Nous voilà donc en route pour une seconde traversée de la ville par les quartiers populaires. Un marché où des dizaines d’étals envahissent la rue, où des scooters zigzaguent entre les chalands, où les poubelles dégueulent, les marchants gueulent, les hommes jouent aux cartes en s’engueulant. Le bruit de la vie. Ha, voilà une perche à selfies. Capucine est équipée pour mieux filmer ses reportages. Et ça commence maintenant, au jardin botanique ! La voilà qui teste, qui filme, qui commente “Whouaa, regardez comme ces cactus sont beaux !…” Nous la laissons s’amuser avec ses sœurs mais les bases d’une vidéo publiable n’y sont pas : pas d’information et surtout, des images qui bougent bien trop. On s’appliquera une prochaine fois, pour l’instant, nous profitons de ce grand jardin à la tombée du jour. Des cactus et des plantes grasses. Des agrumes et surtout d’étranges citrons. Des bambous qui sonnent juste quand on les toquent. Cette espèce de petit mimosa qui referme ses feuilles tout timidement à nos caresses. Ce gigantesque ficus-cathédrale qui fait retomber ses branches en racines pour soutenir leur largeur indécente. Tiens, une graine de ficus-cathédrale. Ça pousse en Aveyron ?
Respirer à Ficuzza
La journée fut remplie, nous en avons profité avec légèreté. Un beau 30 novembre sans manteau. Mais maintenant il nous faut trouver un lieu où dormir. Pas question de rester le long du grand boulevard où nous nous sommes garés ce matin. Trop de trafic. Trop agité. À Palerme, deux choix. Soit une aire de camping car, un parking, payant, en périphérie et fermé par des grilles. Bof. Soit nous roulons pour rejoindre un spot plus nature dans la montagne sicilienne. Nous optons pour la seconde option même si ça nous demande de rouler alors que nous sommes déjà bien fatigués. Mais nous aurons bien fait. Nous arrivons vers 19h dans la forêt de chênes de Ficuzza. Seuls au bord d’un chemin. Air frais. Silence. Nous sommes mieux ici.
Souffler
Le moment est venu pour souffler nos dix bougies, Capucine n’a pas perdu son cap. Nous ressortons le fromage-petit jambon, lui repiquons ses piques d’hérisson, et cette fois-ci, les allumons. “Joyeux anniversaire,…”

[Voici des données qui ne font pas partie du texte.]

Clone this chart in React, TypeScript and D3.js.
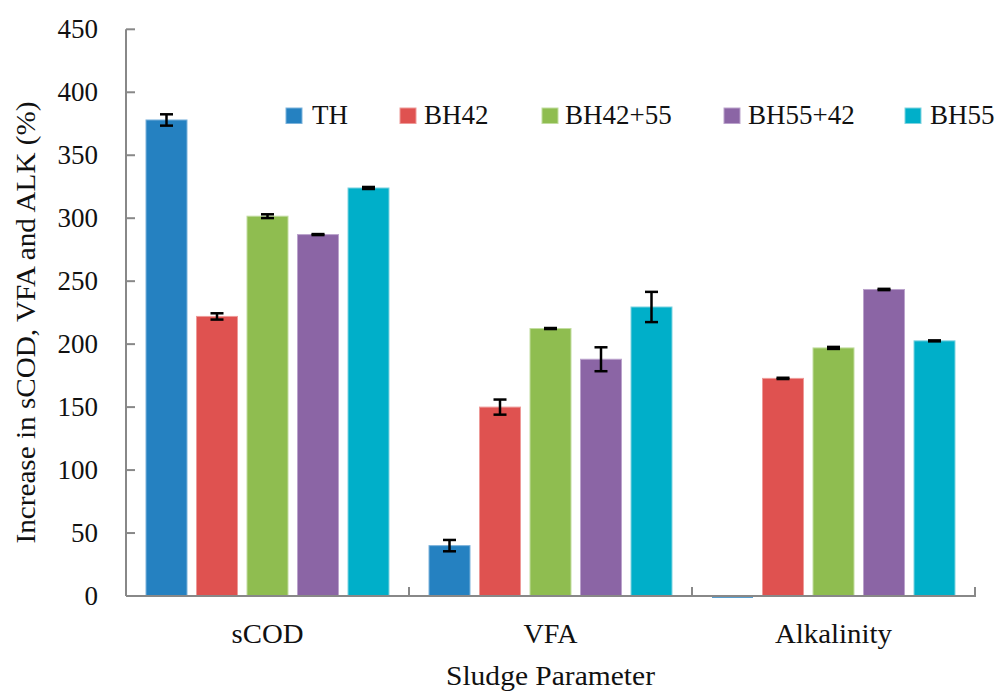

Capucine souffle, les bougies s’éteignent, et se rallument. Mince, ce sont des bougies magiques. Tout le monde se met à souffler de plus belle et les bougies se rallument sauvagement. Un incroyable nuage de fumée s’amoncelle dans notre petite salle à manger qui est absolument incapable de les dissiper. Mayde, un verre d’eau pour éteindre tout ça avant l’asphyxie générale. Un camping-car n’est pas une maison.
Nous rigolons. Patates ! Maintenant. Pour déguster ce fromage doublement fumé.